General Electric is getting rid of the light bulb, the most iconic product of GE’s 125-year existence.
Unveiling GE’s roadmap, new CEO John Flannery said that the company would focus on its health, power and aviation businesses. Lighting didn’t make the cut to be part of GE’s future.
The news itself isn’t a shock: The company said in July that it was looking to sell its lighting business. Lighting is by far GE’s smallest division, making up just under 2% of the company’s overall revenue. And light bulb sales have fallen 66% so far this year.
Still, a GE without light bulbs feels like an AT&T without telephone service, Campbell’s without tomato soup or GM without Chevrolet.

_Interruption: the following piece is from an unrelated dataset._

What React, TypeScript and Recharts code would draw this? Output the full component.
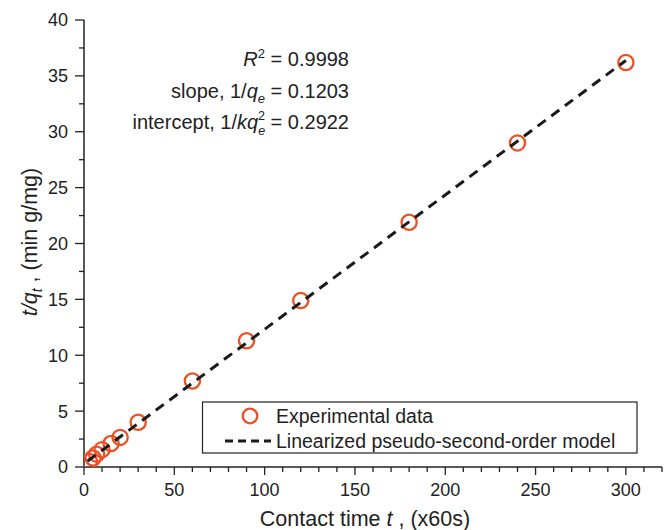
import React from 'react';
import { ScatterChart, Scatter, XAxis, YAxis, Customized } from 'recharts';

// ---- data ----
const timeMin = [3, 5, 7, 10, 15, 20, 30, 60, 90, 120, 180, 240, 300];
const tOverQ = [0.5, 0.8, 1.15, 1.55, 2.1, 2.65, 4.0, 7.7, 11.3, 14.9, 21.9, 29.0, 36.2];
const fitTime = [2, 300];
const fitValue = [0.53, 36.38];
const xTicks = [0, 10, 20, 30, 40, 50, 60, 70, 80, 90, 100, 110, 120, 130, 140, 150, 160, 170, 180, 190, 200, 210, 220, 230, 240, 250, 260, 270, 280, 290, 300, 310, 320];
const yTicks = [0, 2.5, 5, 7.5, 10, 12.5, 15, 17.5, 20, 22.5, 25, 27.5, 30, 32.5, 35, 37.5, 40];
const xLabelTicks = [0, 50, 100, 150, 200, 250, 300];
const yLabelTicks = [0, 5, 10, 15, 20, 25, 30, 35, 40];
const r2Text = '0.9998';
const slopeText = '0.1203';
const interceptText = '0.2922';
const legendNames = ['Experimental data', 'Linearized pseudo-second-order model'];

const expData = timeMin.map((x, i) => ({ x, y: tOverQ[i] }));
const fitData = fitTime.map((x, i) => ({ x, y: fitValue[i] }));

const FONT = '"Liberation Sans", Arial, Helvetica, sans-serif';
const AX = '#222';
const TXT = '#222';
const ORANGE = '#EE5025';

const BottomTick = (p: any) => {
  const v = p.payload.value;
  const major = xLabelTicks.includes(v);
  return (
    <g>
      <line x1={p.x} x2={p.x} y1={p.y} y2={p.y + (major ? 8 : 5)} stroke={AX} strokeWidth={1.3} />
      {major && (
        <text x={p.x} y={p.y + 29} textAnchor="middle" fontSize={18} fill={TXT} fontFamily={FONT}>
          {v}
        </text>
      )}
    </g>
  );
};
const TopTick = (p: any) => {
  const major = xLabelTicks.includes(p.payload.value);
  return <line x1={p.x} x2={p.x} y1={p.y} y2={p.y + (major ? 8 : 5)} stroke={AX} strokeWidth={1.3} />;
};
const LeftTick = (p: any) => {
  const v = p.payload.value;
  const major = yLabelTicks.includes(v);
  return (
    <g>
      <line x1={p.x} x2={p.x - (major ? 9 : 5)} y1={p.y} y2={p.y} stroke={AX} strokeWidth={1.3} />
      {major && (
        <text x={p.x - 16} y={p.y} dy="0.36em" textAnchor="end" fontSize={18} fill={TXT} fontFamily={FONT}>
          {v}
        </text>
      )}
    </g>
  );
};
const RightTick = (p: any) => {
  const major = yLabelTicks.includes(p.payload.value);
  return <line x1={p.x} x2={p.x - (major ? 8 : 5)} y1={p.y} y2={p.y} stroke={AX} strokeWidth={1.3} />;
};

const CircleShape = (p: any) => (
  <circle cx={p.cx} cy={p.cy} r={7.6} fill="none" stroke={ORANGE} strokeWidth={2.3} />
);
const NoShape = () => <g />;

const Overlay = () => (
  <g fontFamily={FONT} fill={TXT}>
    {/* statistics */}
    <text x={349} y={66} textAnchor="end" fontSize={20}>
      <tspan fontStyle="italic">R</tspan>
      <tspan fontSize={13} dy={-8}>2</tspan>
      <tspan dy={8}>{' = ' + r2Text}</tspan>
    </text>
    <text x={349} y={97.5} textAnchor="end" fontSize={20}>
      <tspan>slope, 1/</tspan>
      <tspan fontStyle="italic">q</tspan>
      <tspan fontStyle="italic" fontSize={13} dy={5}>e</tspan>
      <tspan dy={-5}>{' = ' + slopeText}</tspan>
    </text>
    <text x={349} y={129} textAnchor="end" fontSize={20}>
      <tspan>intercept, 1/</tspan>
      <tspan fontStyle="italic">kq</tspan>
      <tspan fontStyle="italic" fontSize={12.5} dy={6}>e</tspan>
      <tspan fontSize={12.5} dx={-7} dy={-15}>2</tspan>
      <tspan dy={9}>{' = ' + interceptText}</tspan>
    </text>

    {/* axis titles */}
    <text x={365} y={526} textAnchor="middle" fontSize={21.5}>
      <tspan>Contact time </tspan>
      <tspan fontStyle="italic">t</tspan>
      <tspan> , (x60s)</tspan>
    </text>
    <text transform="translate(37,242) rotate(-90)" textAnchor="middle" fontSize={21.5}>
      <tspan fontStyle="italic">t/q</tspan>
      <tspan fontStyle="italic" fontSize={14} dy={5}>t</tspan>
      <tspan dy={-5}> , (min g/mg)</tspan>
    </text>

    {/* legend */}
    <rect x={202.5} y={402} width={434.5} height={51} fill="#fff" stroke={AX} strokeWidth={1.2} />
    <circle cx={250} cy={416} r={7.3} fill="none" stroke={ORANGE} strokeWidth={2.3} />
    <text x={276} y={416} dy="0.36em" fontSize={19.5}>{legendNames[0]}</text>
    <line x1={225} x2={271} y1={441} y2={441} stroke="#1a1a1a" strokeWidth={3} strokeDasharray="8 5" />
    <text x={276} y={441} dy="0.36em" fontSize={19.5}>{legendNames[1]}</text>
  </g>
);

export default function App() {
  return (
    <div style={{ position: 'absolute', left: 0, top: 0, width: 665, height: 530, background: '#fff' }}>
      <ScatterChart width={665} height={530} margin={{ top: 20, right: 3, bottom: 20, left: 24 }}>
        <XAxis
          xAxisId="b"
          type="number"
          dataKey="x"
          domain={[0, 320]}
          ticks={xTicks}
          interval={0}
          tickSize={0}
          tickMargin={0}
          tickLine={false}
          tick={<BottomTick />}
          axisLine={{ stroke: AX, strokeWidth: 1.5 }}
          height={43}
          allowDataOverflow
        />
        <XAxis
          xAxisId="t"
          orientation="top"
          type="number"
          dataKey="x"
          domain={[0, 320]}
          ticks={xTicks}
          interval={0}
          tickSize={0}
          tickMargin={0}
          tickLine={false}
          tick={<TopTick />}
          axisLine={{ stroke: AX, strokeWidth: 1.5 }}
          height={0}
          allowDataOverflow
        />
        <YAxis
          yAxisId="l"
          type="number"
          dataKey="y"
          domain={[0, 40]}
          ticks={yTicks}
          interval={0}
          tickSize={0}
          tickMargin={0}
          tickLine={false}
          tick={<LeftTick />}
          axisLine={{ stroke: AX, strokeWidth: 1.5 }}
          width={60}
          allowDataOverflow
        />
        <YAxis
          yAxisId="r"
          orientation="right"
          type="number"
          dataKey="y"
          domain={[0, 40]}
          ticks={yTicks}
          interval={0}
          tickSize={0}
          tickMargin={0}
          tickLine={false}
          tick={<RightTick />}
          axisLine={{ stroke: AX, strokeWidth: 1.5 }}
          width={0}
          allowDataOverflow
        />
        <Customized component={Overlay} />
        <Scatter
          name={legendNames[0]}
          data={expData}
          xAxisId="b"
          yAxisId="l"
          shape={CircleShape}
          isAnimationActive={false}
        />
        <Scatter
          name={legendNames[1]}
          data={fitData}
          xAxisId="b"
          yAxisId="l"
          shape={NoShape}
          line={{ stroke: '#1a1a1a', strokeWidth: 3, strokeDasharray: '10 7' }}
          lineType="joint"
          isAnimationActive={false}
        />
      </ScatterChart>
    </div>
  );
}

Light bulbs’ and GE: An intertwined history
Thomas Edison invented the first commercially viable incandescent light bulb in 1879. A year later, he founded the Edison Lamp Company and began manufacturing light bulbs for sale. By 1890, Edison had consolidated Edison Lamp with most of his other businesses under Edison General Electric, and in 1892 merged with the Thomson-Houston Electric Company to form the GE we all know.
Light bulbs quickly took off after that, as did innovation that improved the invention. In 1892, GE began machine-molding bulbs instead of hand-blowing them. In 1906, GE engineer William Coolidge developed the modern light bulb with a long-lasting and super-bright tungsten filament — an improvement that GE commercialized in 1911.
By 1935, GE’s light bulbs were bright enough to light the first ever Major League Baseball night game, played in Cincinnati. GE invented the fluorescent bulb in 1938, the halogen lamp in 1959 and the LED in 1962.
GE made more recent advances too. In 2001, it introduced GE Reveal light bulbs that filter out yellow light to produce more natural illumination. And in 2010, it produced its first ever smart LED bulb that connects to the internet.
When GE ditches its lighting division, a move scheduled for next year or 2019, it will be the first time the light bulb hasn’t been part of GE since the darn thing was invented.
What’s wrong with light bulbs
So why ditch light bulbs now? The market is dimming, so to speak.
Business was booming between 2007 and 2014, when customers bought up expensive LED light bulbs to replace their inefficient incandescents.
But there’s a problem for light bulb makers like GE: LEDs last for decades. With no need to replace them, the bottom fell out of the market. Prices — and revenue — began to tumble.
The dust finally appears to be settling, and IHS lighting analyst Jamie Fox said in a recent report that he expects growth to return to the light bulb market this year.
GE agrees and actually has high near-term hopes for its lighting business. The company said Monday it expects light bulb sales to grow a modest 5% and profit to rise 15% next year.
But that growth will largely be fueled by Current, a billion-dollar GE business that sells LED lighting systems to businesses. GE plans on keeping Current after it sells its consumer lighting division (a buyer has yet to emerge).
In its presentation to investors Monday, GE said its future would focus on businesses with strong growth, predictability and cash generation. None of those apply to light bulbs.